**Task details**
Output all the entries word for word. Omit the pictures.
— START Data rows —
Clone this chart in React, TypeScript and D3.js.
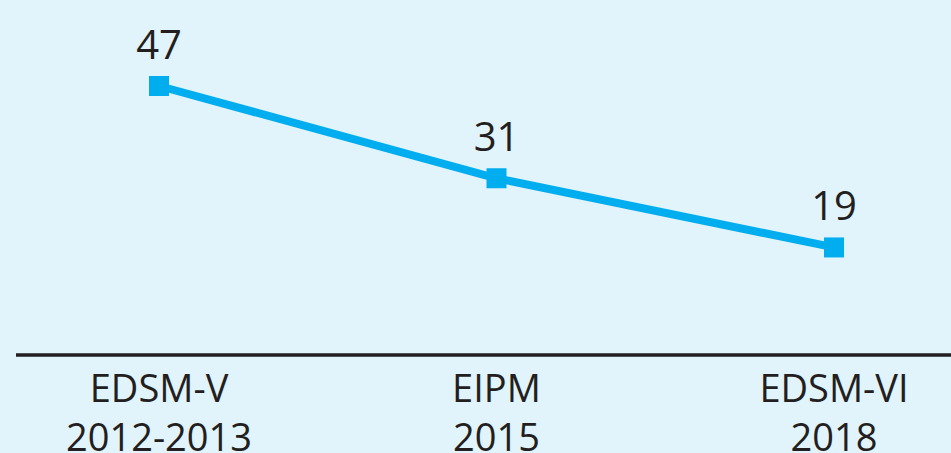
import React from "react";
import * as d3 from "d3";

const categoriesLine1 = ["EDSM-V", "EIPM", "EDSM-VI"];
const categoriesLine2 = ["2012-2013", "2015", "2018"];
const values = [47, 31, 19];

const W = 951;
const H = 453;

export default function App() {
  const keys = categoriesLine1.map((_, i) => String(i));
  const x = d3.scalePoint<string>().domain(keys).range([159, 834]);
  const y = d3.scaleLinear().domain([0, 47]).range([357, 86]);
  const data = values.map((v, i) => ({ k: keys[i], v }));
  const line = d3
    .line<{ k: string; v: number }>()
    .x((d) => x(d.k)!)
    .y((d) => y(d.v));
  const font = "'Open Sans', 'Noto Sans', sans-serif";
  const ink = "#231f20";
  return (
    <svg
      width={W}
      height={H}
      style={{ position: "absolute", left: 0, top: 0, display: "block" }}
    >
      <rect x={0} y={0} width={W} height={H} fill="#e1f3fb" />
      <line x1={16} x2={W} y1={355} y2={355} stroke={ink} strokeWidth={3.5} />
      <path d={line(data)!} fill="none" stroke="#00aeef" strokeWidth={8} />
      {data.map((d) => (
        <rect
          key={"m" + d.k}
          x={x(d.k)! - 10}
          y={y(d.v) - 10}
          width={20}
          height={20}
          fill="#00aeef"
        />
      ))}
      {data.map((d) => (
        <text
          key={"t" + d.k}
          x={x(d.k)!}
          y={y(d.v) - 27}
          textAnchor="middle"
          fontFamily={font}
          fontSize={40}
          fill={ink}
        >
          {d.v}
        </text>
      ))}
      {keys.map((k, i) => (
        <g key={"c" + k}>
          <text
            x={x(k)!}
            y={402}
            textAnchor="middle"
            fontFamily={font}
            fontSize={38}
            fill={ink}
          >
            {categoriesLine1[i]}
          </text>
          <text
            x={x(k)!}
            y={451}
            textAnchor="middle"
            fontFamily={font}
            fontSize={38}
            fill={ink}
          >
            {categoriesLine2[i]}
          </text>
        </g>
      ))}
    </svg>
  );
}
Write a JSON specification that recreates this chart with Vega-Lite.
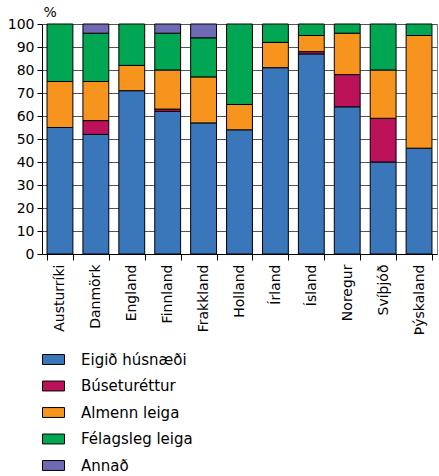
— END Data rows —
**Exercise response**
Clone this chart in React, TypeScript and D3.js.
import React from "react";
import * as d3 from "d3";

const categoriesLine1 = ["EDSM-V", "EIPM", "EDSM-VI"];
const categoriesLine2 = ["2012-2013", "2015", "2018"];
const values = [47, 31, 19];

const W = 951;
const H = 453;

export default function App() {
  const keys = categoriesLine1.map((_, i) => String(i));
  const x = d3.scalePoint<string>().domain(keys).range([159, 834]);
  const y = d3.scaleLinear().domain([0, 47]).range([357, 86]);
  const data = values.map((v, i) => ({ k: keys[i], v }));
  const line = d3
    .line<{ k: string; v: number }>()
    .x((d) => x(d.k)!)
    .y((d) => y(d.v));
  const font = "'Open Sans', 'Noto Sans', sans-serif";
  const ink = "#231f20";
  return (
    <svg
      width={W}
      height={H}
      style={{ position: "absolute", left: 0, top: 0, display: "block" }}
    >
      <rect x={0} y={0} width={W} height={H} fill="#e1f3fb" />
      <line x1={16} x2={W} y1={355} y2={355} stroke={ink} strokeWidth={3.5} />
      <path d={line(data)!} fill="none" stroke="#00aeef" strokeWidth={8} />
      {data.map((d) => (
        <rect
          key={"m" + d.k}
          x={x(d.k)! - 10}
          y={y(d.v) - 10}
          width={20}
          height={20}
          fill="#00aeef"
        />
      ))}
      {data.map((d) => (
        <text
          key={"t" + d.k}
          x={x(d.k)!}
          y={y(d.v) - 27}
          textAnchor="middle"
          fontFamily={font}
          fontSize={40}
          fill={ink}
        >
          {d.v}
        </text>
      ))}
      {keys.map((k, i) => (
        <g key={"c" + k}>
          <text
            x={x(k)!}
            y={402}
            textAnchor="middle"
            fontFamily={font}
            fontSize={38}
            fill={ink}
          >
            {categoriesLine1[i]}
          </text>
          <text
            x={x(k)!}
            y={451}
            textAnchor="middle"
            fontFamily={font}
            fontSize={38}
            fill={ink}
          >
            {categoriesLine2[i]}
          </text>
        </g>
      ))}
    </svg>
  );
}
Write a JSON specification that recreates this chart with Vega-Lite.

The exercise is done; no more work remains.